Referendum fears in the UK could be responsible for pushing investors away from riskier assets like equities, currencies, commodities and property and into the relative safety of government debt.

"The low yield on government bonds paints a pretty pessimistic picture of the global economy, and suggests we are set for an extended period of low or negative inflation, and weak economic performance," said Laith Khalaf, senior analyst at Hargreaves Lansdown.

The Bank of England has said it may have to look at additional monetary stimulus if the UK votes to leave. Either lower interest rates or an extra bout of quantitative easing would, in theory, push down the cost of borrowing government debt by creating extra demand. Therefore, today's market prices could be partially pricing in the possibility of further falls in yield prices.

However, there are also longer-term factors at play, according to Nick Gartside, international chief investment officer at JP Morgan. "There is clearly uncertainty around the referendum, and anytime you get uncertainty government bonds are a beneficiary of that.

"But the UK economy is slowing, and has been slowing now for 18 months - both significantly highly growth and significantly higher inflation [which could push yields higher] are absent," he told City A.M.

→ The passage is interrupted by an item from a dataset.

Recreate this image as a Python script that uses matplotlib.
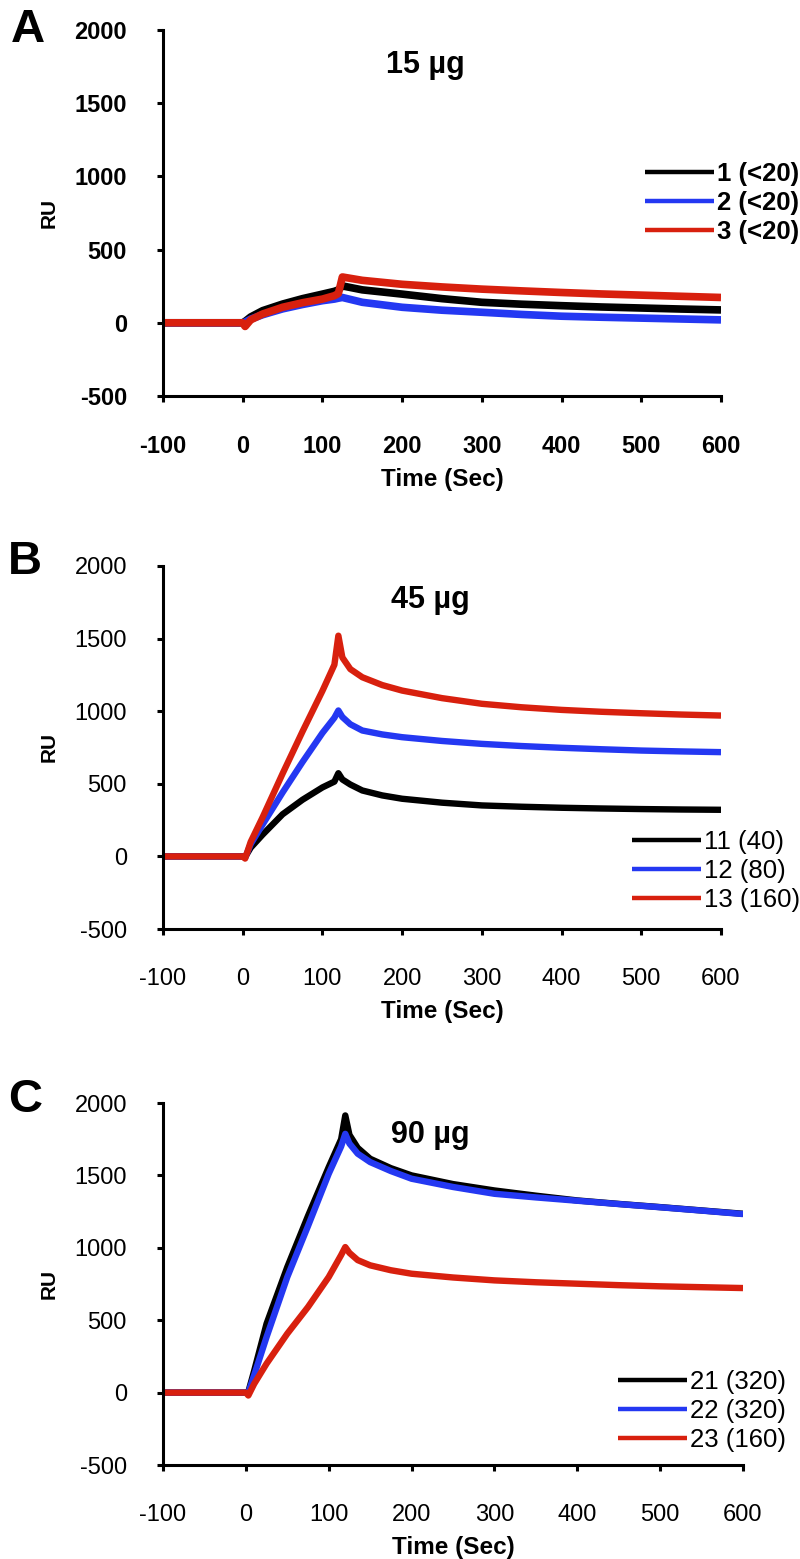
import matplotlib
matplotlib.use("Agg")
import matplotlib.pyplot as plt

plt.rcParams['font.family'] = ['Liberation Sans', 'DejaVu Sans']
plt.rcParams['axes.unicode_minus'] = False

# ---- data (time in s, response in RU) ----
t_a = [-100, 0, 3, 10, 25, 50, 75, 100, 115, 120, 125, 150, 200, 250, 300, 350, 400, 450, 500, 550, 600]
ru_1 = [0, 0, 10, 40, 83, 128, 165, 196, 215, 225, 252, 225, 196, 165, 140, 127, 117, 108, 101, 94, 88]
ru_2 = [0, 0, 5, 25, 55, 95, 125, 151, 162, 168, 173, 140, 106, 86, 72, 57, 45, 38, 32, 26, 20]
ru_3 = [0, 0, -25, 20, 60, 106, 137, 162, 185, 200, 313, 290, 263, 245, 230, 218, 207, 197, 189, 181, 173]
labels_a = ['1 (<20)', '2 (<20)', '3 (<20)']

t_bc = [-100, 0, 3, 10, 25, 50, 75, 100, 115, 120, 125, 135, 150, 175, 200, 250, 300, 350, 400, 450, 500, 550, 600]
ru_11 = [0, 0, -5, 60, 150, 290, 390, 475, 515, 573, 530, 495, 454, 420, 397, 370, 351, 342, 335, 330, 326, 323, 321]
ru_12 = [0, 0, -10, 85, 220, 440, 650, 850, 955, 1005, 960, 910, 867, 840, 821, 795, 775, 760, 748, 738, 729, 723, 718]
ru_13 = [0, 0, -15, 100, 270, 570, 860, 1140, 1320, 1520, 1370, 1290, 1234, 1180, 1142, 1090, 1051, 1027, 1009, 996, 986, 977, 970]
labels_b = ['11 (40)', '12 (80)', '13 (160)']

ru_21 = [0, 0, 5, 150, 476, 867, 1220, 1557, 1750, 1914, 1780, 1690, 1615, 1550, 1500, 1440, 1396, 1360, 1327, 1303, 1281, 1258, 1235]
ru_22 = [0, 0, 0, 120, 384, 798, 1150, 1511, 1700, 1787, 1720, 1650, 1592, 1530, 1477, 1420, 1373, 1348, 1325, 1302, 1280, 1257, 1233]
ru_23 = [0, 0, -20, 60, 200, 407, 591, 798, 950, 1005, 965, 915, 879, 845, 821, 795, 775, 762, 752, 742, 734, 728, 722]
labels_c = ['21 (320)', '22 (320)', '23 (160)']

x_ticks = [-100, 0, 100, 200, 300, 400, 500, 600]
y_ticks = [-500, 0, 500, 1000, 1500, 2000]
COLORS = ['black', '#2438f2', '#d8200e']

W, H = 800, 1559
fig = plt.figure(figsize=(W / 100, H / 100), dpi=100)


def px_box(x0, x1, ytop, ybot):
    return [x0 / W, 1 - ybot / H, (x1 - x0) / W, (ybot - ytop) / H]


def draw_panel(box, t, series, labels, title, letter, tick_weight, lw,
               title_xy, letter_xy, leg_xy):
    ax = fig.add_axes(box)
    for ys, c, lab in zip(series, COLORS, labels):
        ax.plot(t, ys, color=c, lw=lw, label=lab, solid_capstyle='butt')
    ax.set_xlim(-100, 600)
    ax.set_ylim(-500, 2000)
    ax.set_xticks(x_ticks)
    ax.set_yticks(y_ticks)
    for s in ['top', 'right']:
        ax.spines[s].set_visible(False)
    for s in ['left', 'bottom']:
        ax.spines[s].set_linewidth(2.2)
    ax.tick_params(axis='both', direction='out', length=4, width=2.2,
                   labelsize=17)
    ax.tick_params(axis='x', pad=24)
    ax.tick_params(axis='y', pad=22)
    for lbl in ax.get_xticklabels() + ax.get_yticklabels():
        lbl.set_fontweight(tick_weight)
    ax.set_xlabel('Time (Sec)', fontsize=17.5, fontweight='bold', labelpad=7)
    ax.set_ylabel('RU', fontsize=15, fontweight='bold', labelpad=11)
    fig.text(title_xy[0] / W, 1 - title_xy[1] / H, title, fontsize=22,
             fontweight='bold', ha='center', va='center')
    fig.text(letter_xy[0] / W, 1 - letter_xy[1] / H, letter, fontsize=34,
             fontweight='bold', ha='center', va='center')
    leg = ax.legend(loc='upper left', bbox_to_anchor=(leg_xy[0] / W, 1 - leg_xy[1] / H),
                    bbox_transform=fig.transFigure, frameon=False,
                    prop={'size': 18.5, 'weight': tick_weight},
                    handlelength=2.7, handletextpad=0.1, labelspacing=0.2,
                    borderpad=0, borderaxespad=0)
    for line in leg.get_lines():
        line.set_linewidth(3.2)
    return ax


draw_panel(px_box(163, 721, 30, 396), t_a, [ru_1, ru_2, ru_3], labels_a,
           '15 µg', 'A', 'bold', 5.5, (425, 65), (28, 30), (645, 162))
draw_panel(px_box(163, 721, 566, 929), t_bc, [ru_11, ru_12, ru_13], labels_b,
           '45 µg', 'B', 'normal', 4.6, (430, 600), (25, 562), (632, 830))
draw_panel(px_box(163, 743, 1103, 1465), t_bc, [ru_21, ru_22, ru_23], labels_c,
           '90 µg', 'C', 'normal', 4.6, (430, 1135), (25, 1100), (618, 1370))

fig.savefig('out.png', dpi=100)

Gartside said he could see yields dropping below one per cent in the event of a vote to leave, whereas in Germany it was "only a matter of weeks before they go through zero".

Yield, please

Germany UK
June 2015 0.95 per cent 2.09 per cent
May 2016 0.13 per cent 1.40 per cent
June 2016 0.05 per cent 0.95 per cent

Yields have fallen 0.11 percentage points - a dramatic shift with returns already so low in such a deep market - from 1.34 per cent last week.

German borrowing costs have also collapsed over the last year, falling from 0.95 per cent to 0.05 per cent during the first year of the European Central Bank (ECB)'s quantitative easing programme.

Yesterday, the ECB entered the latest phase of its stimulus package as it started to purchase the debt of Eurozone companies.